It's a new year and that means a chance to make a fresh start. New Year's is traditionally a time of resolution to change and teens are not immune to the trend. The most common resolutions are about health, fitness and relationships but regardless of what your resolutions are the steps toward achieving them are basically the same. Here are some tips, tricks and advice tailored for teens on how to keep new year's resolutions and make lasting positive changes in life. A quick and easy step-by-step how to guide.
Time Required: A lifetime.
- Make reasonable resolutions with achievable goals. Why set yourself up for failure? Don't ever bite off more than you can chew as this is just a recipe for failure. Choose one major goal or a bunch of small goals but never take on two or more major life-altering changes at once. Keep your focus clear. For example, a resolution to quit smoking is an excellent one to make but it is also notoriously difficult to achieve as it involves overcoming an addiction. If you take on a tough (but not impossible!) challenge don't stack the deck against yourself by taking on another major resolution at the same time.
- If you are making a resolution with a significant desired outcome break your ultimate goal down in to a series of smaller, more easily reached goals. This will accomplish two important things; 1) it will offer positive reinforcement as each mini-goal is reached and surpassed, 2) it will ensure that you do not give in too soon by setting the bar too high at first. For example, if you want to lose 50 pounds break this goal down in to five mini-goals of 10 pounds each. You'll reach each mini-goal sooner than the final goal and each success will encourage you further.

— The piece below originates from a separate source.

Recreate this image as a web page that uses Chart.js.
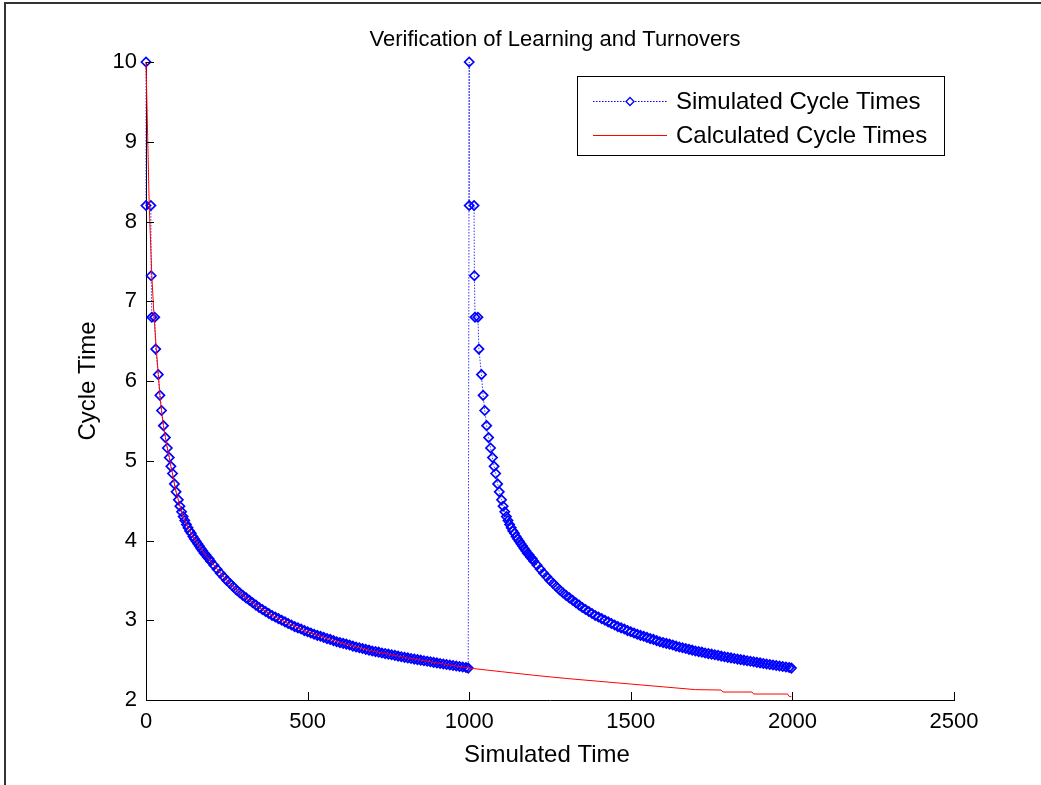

- Set up a support system and/or enlist the help of a like-minded friend and get a resolution buddy. There really is strength in numbers! Every goal is easier to meet if you have other people in your corner supporting you in your efforts. That being said, avoid setting your resolutions by peer pressure, base them only on your specific needs and desires. For instance if you have two overweight friends who decide to diet together, if you're not overweight as well, do not join the diet-fest. Be part of their support system but don't join the pact, a healthy weight person should never take on a major weight-loss diet.
- Don't be discouraged by setbacks, be they big or small. Life is full of setbacks and letting them defeat you is always bad. Even major setbacks don't have to mean an end to your efforts. When you experience a setback just shake it off, forgive yourself for being human, and get back on track.
- Forgive yourself if you don't reach your goals as quickly as you may like. Some goals take much longer than a year to meet and this is OK. It is a good idea to resolve to maintain previous resolutions as well as taking on new ones. Many resolutions are not short term things but involve lifetime changes. Accept this and know that it is OK to make the same resolution year after year as long as you keep making progress.
- Continue on with last year's resolutions this year. Some things take much longer than a year to achieve and some resolutions require a lifetime of maintenance. It is reasonable and healthy to make maintaining previously met resolutions a part of every new New Year's resolutions.